-- begin Given records --

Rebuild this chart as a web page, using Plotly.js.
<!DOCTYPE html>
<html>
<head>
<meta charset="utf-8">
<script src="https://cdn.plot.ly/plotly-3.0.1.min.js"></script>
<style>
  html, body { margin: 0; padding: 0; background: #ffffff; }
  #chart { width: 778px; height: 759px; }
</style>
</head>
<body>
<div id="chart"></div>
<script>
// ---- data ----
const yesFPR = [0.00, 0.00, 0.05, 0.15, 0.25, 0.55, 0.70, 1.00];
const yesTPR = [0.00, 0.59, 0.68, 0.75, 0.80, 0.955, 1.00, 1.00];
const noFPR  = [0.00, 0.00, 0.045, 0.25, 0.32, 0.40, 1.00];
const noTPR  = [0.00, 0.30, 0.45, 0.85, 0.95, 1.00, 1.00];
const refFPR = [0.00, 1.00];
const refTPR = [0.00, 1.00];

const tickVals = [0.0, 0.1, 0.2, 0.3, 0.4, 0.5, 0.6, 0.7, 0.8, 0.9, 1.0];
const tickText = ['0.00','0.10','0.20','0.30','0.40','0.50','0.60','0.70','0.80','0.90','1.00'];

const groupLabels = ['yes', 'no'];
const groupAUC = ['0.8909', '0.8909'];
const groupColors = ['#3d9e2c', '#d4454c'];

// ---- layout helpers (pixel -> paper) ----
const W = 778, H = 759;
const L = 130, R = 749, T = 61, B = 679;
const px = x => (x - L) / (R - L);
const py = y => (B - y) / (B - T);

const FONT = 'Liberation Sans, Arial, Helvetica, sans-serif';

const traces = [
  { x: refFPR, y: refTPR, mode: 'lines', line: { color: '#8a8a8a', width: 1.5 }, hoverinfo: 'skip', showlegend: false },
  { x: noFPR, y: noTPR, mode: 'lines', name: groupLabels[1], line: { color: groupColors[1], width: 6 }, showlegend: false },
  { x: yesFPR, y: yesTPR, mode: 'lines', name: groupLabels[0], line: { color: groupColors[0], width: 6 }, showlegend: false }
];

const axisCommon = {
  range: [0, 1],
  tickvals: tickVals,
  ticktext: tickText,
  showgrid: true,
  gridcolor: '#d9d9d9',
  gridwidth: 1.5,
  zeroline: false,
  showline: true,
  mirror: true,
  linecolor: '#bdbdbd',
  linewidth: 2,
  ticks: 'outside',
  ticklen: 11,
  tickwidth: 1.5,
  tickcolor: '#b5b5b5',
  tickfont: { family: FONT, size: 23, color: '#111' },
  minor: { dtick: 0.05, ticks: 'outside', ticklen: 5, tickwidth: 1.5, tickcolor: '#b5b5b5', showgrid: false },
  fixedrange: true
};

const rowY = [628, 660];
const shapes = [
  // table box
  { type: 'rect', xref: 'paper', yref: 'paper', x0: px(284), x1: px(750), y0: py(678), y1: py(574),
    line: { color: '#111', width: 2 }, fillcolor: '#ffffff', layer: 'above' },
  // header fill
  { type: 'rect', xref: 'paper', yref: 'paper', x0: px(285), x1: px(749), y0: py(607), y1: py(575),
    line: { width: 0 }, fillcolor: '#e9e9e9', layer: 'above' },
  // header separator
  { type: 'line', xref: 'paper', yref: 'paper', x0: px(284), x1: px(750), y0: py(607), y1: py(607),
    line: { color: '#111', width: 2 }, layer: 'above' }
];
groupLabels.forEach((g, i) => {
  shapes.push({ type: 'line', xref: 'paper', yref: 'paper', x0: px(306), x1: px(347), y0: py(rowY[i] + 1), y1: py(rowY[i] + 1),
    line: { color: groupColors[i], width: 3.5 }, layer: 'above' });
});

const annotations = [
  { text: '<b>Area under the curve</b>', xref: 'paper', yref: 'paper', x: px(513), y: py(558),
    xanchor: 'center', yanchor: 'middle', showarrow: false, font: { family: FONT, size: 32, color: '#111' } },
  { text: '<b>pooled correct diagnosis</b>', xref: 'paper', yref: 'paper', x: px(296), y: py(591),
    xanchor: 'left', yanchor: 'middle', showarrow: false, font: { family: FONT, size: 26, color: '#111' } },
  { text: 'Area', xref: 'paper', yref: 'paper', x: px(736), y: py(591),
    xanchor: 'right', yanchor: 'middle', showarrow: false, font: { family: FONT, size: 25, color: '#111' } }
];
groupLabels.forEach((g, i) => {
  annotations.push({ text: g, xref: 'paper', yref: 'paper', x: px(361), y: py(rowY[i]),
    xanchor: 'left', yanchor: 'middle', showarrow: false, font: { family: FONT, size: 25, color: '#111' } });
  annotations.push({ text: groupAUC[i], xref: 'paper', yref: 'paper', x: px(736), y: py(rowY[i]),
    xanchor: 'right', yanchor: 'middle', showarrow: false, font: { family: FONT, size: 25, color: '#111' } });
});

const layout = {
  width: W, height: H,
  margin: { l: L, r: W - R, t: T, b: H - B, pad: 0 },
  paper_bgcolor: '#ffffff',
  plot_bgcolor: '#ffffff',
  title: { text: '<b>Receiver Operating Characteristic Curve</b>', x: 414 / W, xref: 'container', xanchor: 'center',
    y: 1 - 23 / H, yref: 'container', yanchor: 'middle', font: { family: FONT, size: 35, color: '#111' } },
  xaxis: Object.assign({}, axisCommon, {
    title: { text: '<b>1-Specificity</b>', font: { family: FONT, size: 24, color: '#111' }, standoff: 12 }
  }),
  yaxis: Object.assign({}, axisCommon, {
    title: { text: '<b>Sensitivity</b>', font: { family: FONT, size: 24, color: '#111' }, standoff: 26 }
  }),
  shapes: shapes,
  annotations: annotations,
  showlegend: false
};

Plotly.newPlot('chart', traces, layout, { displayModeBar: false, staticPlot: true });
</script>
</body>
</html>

-- end Given records --
-- begin Given records --

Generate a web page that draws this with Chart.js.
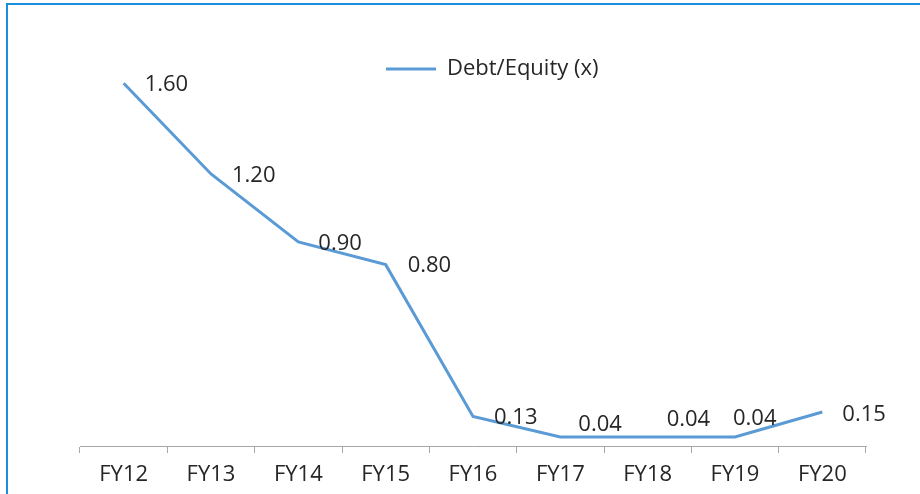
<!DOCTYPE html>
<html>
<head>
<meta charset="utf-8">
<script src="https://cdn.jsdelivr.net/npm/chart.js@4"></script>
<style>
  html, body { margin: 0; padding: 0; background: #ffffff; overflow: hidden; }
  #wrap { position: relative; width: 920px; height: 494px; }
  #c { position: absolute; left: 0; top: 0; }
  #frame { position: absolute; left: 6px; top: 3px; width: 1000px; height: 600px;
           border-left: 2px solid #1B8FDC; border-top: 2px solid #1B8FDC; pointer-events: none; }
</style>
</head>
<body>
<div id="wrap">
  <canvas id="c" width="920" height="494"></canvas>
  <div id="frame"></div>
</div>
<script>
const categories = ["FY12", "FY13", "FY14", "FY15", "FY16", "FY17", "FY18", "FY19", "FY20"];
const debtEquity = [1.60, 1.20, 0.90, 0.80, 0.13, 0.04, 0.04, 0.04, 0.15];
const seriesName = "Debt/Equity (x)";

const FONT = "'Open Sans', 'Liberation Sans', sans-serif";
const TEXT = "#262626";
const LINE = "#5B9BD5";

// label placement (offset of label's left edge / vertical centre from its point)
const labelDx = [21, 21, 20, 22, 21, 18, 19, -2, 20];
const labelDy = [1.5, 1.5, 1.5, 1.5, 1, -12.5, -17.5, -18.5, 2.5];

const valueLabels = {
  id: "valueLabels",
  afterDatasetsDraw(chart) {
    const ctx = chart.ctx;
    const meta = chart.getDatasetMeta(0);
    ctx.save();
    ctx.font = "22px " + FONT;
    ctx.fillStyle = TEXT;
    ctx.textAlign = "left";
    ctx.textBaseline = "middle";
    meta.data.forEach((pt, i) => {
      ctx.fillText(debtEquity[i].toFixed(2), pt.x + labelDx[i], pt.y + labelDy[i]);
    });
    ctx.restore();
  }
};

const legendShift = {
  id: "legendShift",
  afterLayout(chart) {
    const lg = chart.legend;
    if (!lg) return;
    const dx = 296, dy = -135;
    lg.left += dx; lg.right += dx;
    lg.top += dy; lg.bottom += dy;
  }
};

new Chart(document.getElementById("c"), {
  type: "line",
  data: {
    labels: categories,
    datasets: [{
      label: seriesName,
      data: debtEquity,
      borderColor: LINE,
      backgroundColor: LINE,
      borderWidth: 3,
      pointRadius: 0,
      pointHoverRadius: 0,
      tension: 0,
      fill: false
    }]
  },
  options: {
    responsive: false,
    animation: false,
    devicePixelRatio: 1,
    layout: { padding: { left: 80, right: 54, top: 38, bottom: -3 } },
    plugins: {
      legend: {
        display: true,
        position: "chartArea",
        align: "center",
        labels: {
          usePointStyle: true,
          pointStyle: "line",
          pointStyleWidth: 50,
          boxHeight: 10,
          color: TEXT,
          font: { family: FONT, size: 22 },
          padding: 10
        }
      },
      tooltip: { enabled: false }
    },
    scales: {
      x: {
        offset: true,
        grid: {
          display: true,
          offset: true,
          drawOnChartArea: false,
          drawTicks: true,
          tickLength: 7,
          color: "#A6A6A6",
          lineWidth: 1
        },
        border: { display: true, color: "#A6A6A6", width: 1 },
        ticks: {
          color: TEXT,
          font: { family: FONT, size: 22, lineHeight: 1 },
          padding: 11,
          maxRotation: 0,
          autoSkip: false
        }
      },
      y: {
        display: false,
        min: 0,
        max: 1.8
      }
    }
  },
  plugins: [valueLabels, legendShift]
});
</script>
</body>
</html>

-- end Given records --

» **Task to complete**
Which lines hold the word "this"? Return all of them from the records above.

» **Final result**
Rebuild this chart as a web page, using Plotly.js.
Generate a web page that draws this with Chart.js.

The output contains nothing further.